Another key part of this Government’s quest for smaller government has been cutting the public service, and staffing levels have fallen by 5½ per cent over the five years to 2018-19. This cut may however have represented false economy. Over the same period, the total running costs of government departments have increased at an average annual rate of 7¾ per cent, which probably translates into an average annual increase of more than 8 per cent in real terms[i].  At the very least this very rapid growth in government running costs casts doubt on the value of contracting out so much of the work to consultants; it is not really contributing to smaller government expenditure which is what matters.

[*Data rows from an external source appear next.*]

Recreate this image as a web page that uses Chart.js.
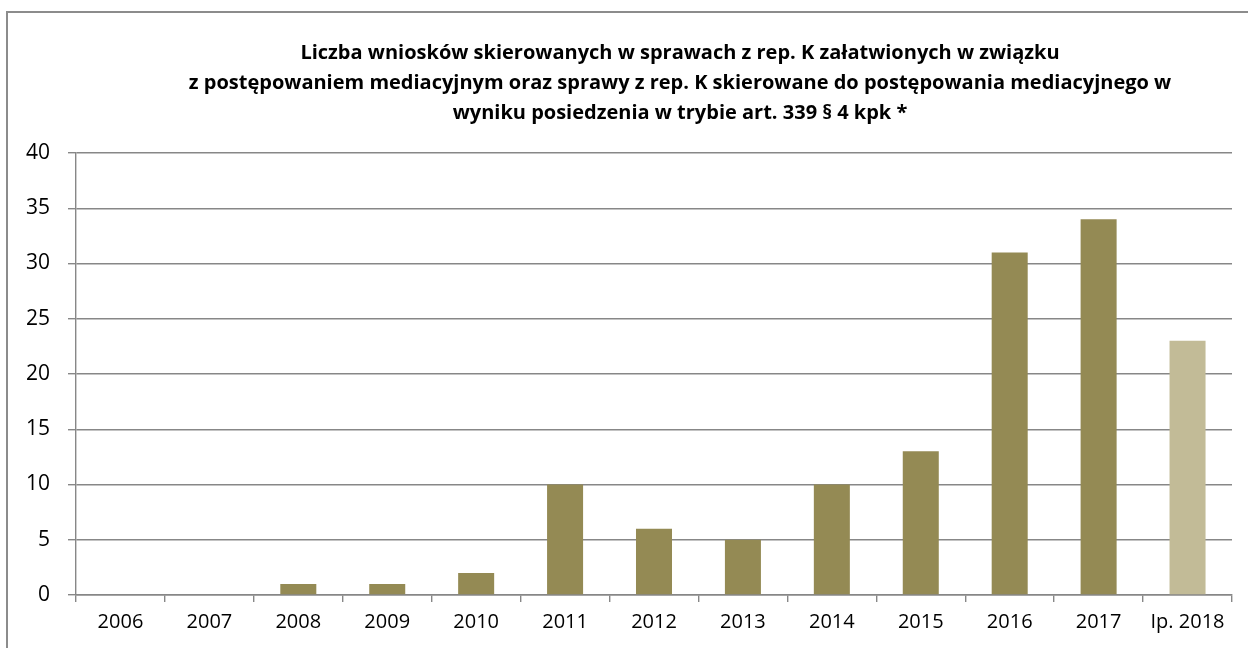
<!DOCTYPE html>
<html>
<head>
<meta charset="utf-8">
<script src="https://cdn.jsdelivr.net/npm/chart.js@4.4.1/dist/chart.umd.min.js"></script>
<style>
  html, body { margin: 0; padding: 0; background: #fff; overflow: hidden; width: 1248px; height: 648px; }
  #frame {
    position: absolute; left: 6px; top: 11px;
    width: 1360px; height: 680px;
    border: 2px solid #8c8c8c;
  }
  #wrap { position: absolute; left: 0; top: 0; width: 1360px; height: 648px; }
</style>
</head>
<body>
<div id="frame"></div>
<div id="wrap"><canvas id="chart" width="1360" height="648"></canvas></div>
<script>
// data
const years = ["2006", "2007", "2008", "2009", "2010", "2011", "2012", "2013", "2014", "2015", "2016", "2017", "Ip. 2018"];
const values = [0, 0, 1, 1, 2, 10, 6, 5, 10, 13, 31, 34, 23];
const barColors = ["#948a54", "#948a54", "#948a54", "#948a54", "#948a54", "#948a54", "#948a54",
                   "#948a54", "#948a54", "#948a54", "#948a54", "#948a54", "#c2bb97"];
const titleLines = [
    "Liczba wniosków skierowanych w sprawach z rep. K załatwionych w związku",
    "z postępowaniem mediacyjnym oraz sprawy z rep. K skierowane do postępowania mediacyjnego w",
    "wyniku posiedzenia w trybie art. 339 § 4 kpk *"
];

const FONT = "'Open Sans', 'Noto Sans', sans-serif";

new Chart(document.getElementById("chart"), {
    type: "bar",
    data: {
        labels: years,
        datasets: [{
            data: values,
            backgroundColor: barColors,
            borderWidth: 0,
            barPercentage: 0.405,
            categoryPercentage: 1
        }]
    },
    options: {
        responsive: false,
        animation: false,
        layout: { padding: { left: 0, right: 0, top: 38, bottom: 13 } },
        plugins: {
            legend: { display: false },
            tooltip: { enabled: false },
            title: {
                display: true,
                text: titleLines,
                color: "#000",
                font: { family: FONT, size: 20, weight: "bold", lineHeight: 1.5 },
                padding: { top: 0, bottom: 25 }
            }
        },
        scales: {
            y: {
                min: 0, max: 40,
                afterFit: s => { s.width = 76; },
                ticks: { stepSize: 5, color: "#000", font: { family: FONT, size: 21 }, padding: 18 },
                grid: { color: "#878787", lineWidth: 1.4, tickLength: 8 },
                border: { color: "#878787", width: 1.4 }
            },
            // empty right axis: keeps the plot ending at x=1232 while the title centres at 680
            spacer: {
                position: "right",
                afterFit: s => { s.width = 128; },
                ticks: { display: false },
                grid: { display: false },
                border: { display: false }
            },
            x: {
                afterFit: s => { s.height = 40; },
                ticks: { color: "#000", font: { family: FONT, size: 20 }, padding: 8, maxRotation: 0 },
                grid: { offset: true, drawOnChartArea: false, color: "#878787", lineWidth: 1.4, tickLength: 7 },
                border: { color: "#878787", width: 1.4 }
            }
        }
    }
});
</script>
</body>
</html>
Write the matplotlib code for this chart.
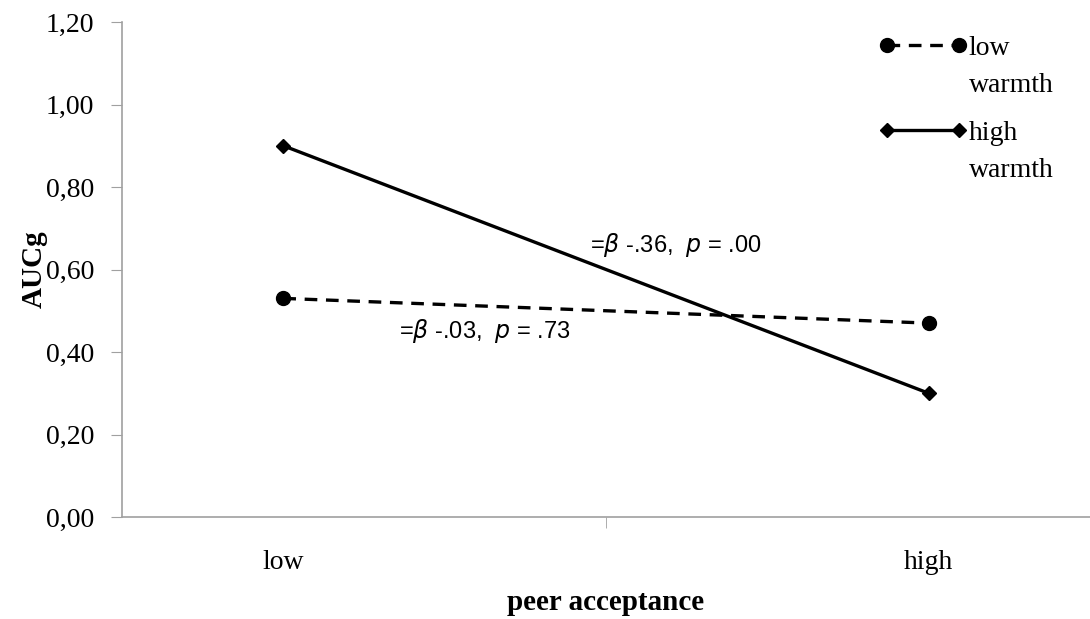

The area where the Government has most increased expenditure has been on new infrastructure investment. This has been useful in sustaining the economy when it was coming off the boom in mining investment, and more recently, now that dwelling construction appears to have peaked. But there is a concern about the value of this investment over time. As readers of Pearls and Irritations know most of this infrastructure spending has not been evaluated in advance of the spending decision – probably because it wouldn’t get a pass in any decent evaluation[ii]. In addition, the infrastructure spending has the advantage that if it is declared to be ‘commercial’ – even when most of it will not raise anywhere near the revenue to cover the cost – then it is treated as if it were financed off-budget and it doesn’t add to the budget deficit.

Finally, what does the Budget reveal about the Government’s competency and its claims to always be better economic managers than Labor:

  1. As noted above, the economy is not performing all that well, with sluggish economic growth continuing. The Government’s projection of a faster rate of growth in the future is only based on very questionable assumptions.
  2. There are particular doubts about the reality and credibility of the Budget projections, and therefore whether the Government will in fact achieve its objective to ‘Ensure that the Government lives within its means’ (Budget speech).
  3. The lack of transparency in the Budget projections, and the irresponsible approach to infrastructure investments, are not consistent with good management.
  4. The Government’s values seem to reflect a mixture of conservatism and populism, and not the liberalism of previous Liberal governments. Expenditure savings seem to be heavily focussed on the ‘undeserving poor’, but the scope for further redistribution along these lines must be coming to an end. There are also areas of neglect – such as higher education, and particularly VET, and low-cost housing – where additional expenditures are needed.
  5. In sum, the Budget message that we can have tax cuts and return the Budget to a sustainable surplus is not real. If personal income tax cuts are to be made, then they should be more targeted and be paid for by raising other revenue – most obviously by dropping the company tax cut and removing concessions that are mainly accessed by the top 5 per cent of taxpayers, and which are basically unnecessary or even unfair.

Michael Keating is a former Head of the Departments of Finance and Prime Minister & Cabinet. He was centrally involved in the preparation of many Budgets over many years.

[i] The ABS price deflator for Australian Government non-defence consumption expenditure fell slightly over this period.

[ii] See articles posted on Pearls and Irritations by John Austen and Luke Fraser over the last year or more, and most recently the article by Marion Terrill and Danielle Wood, posted 7 May.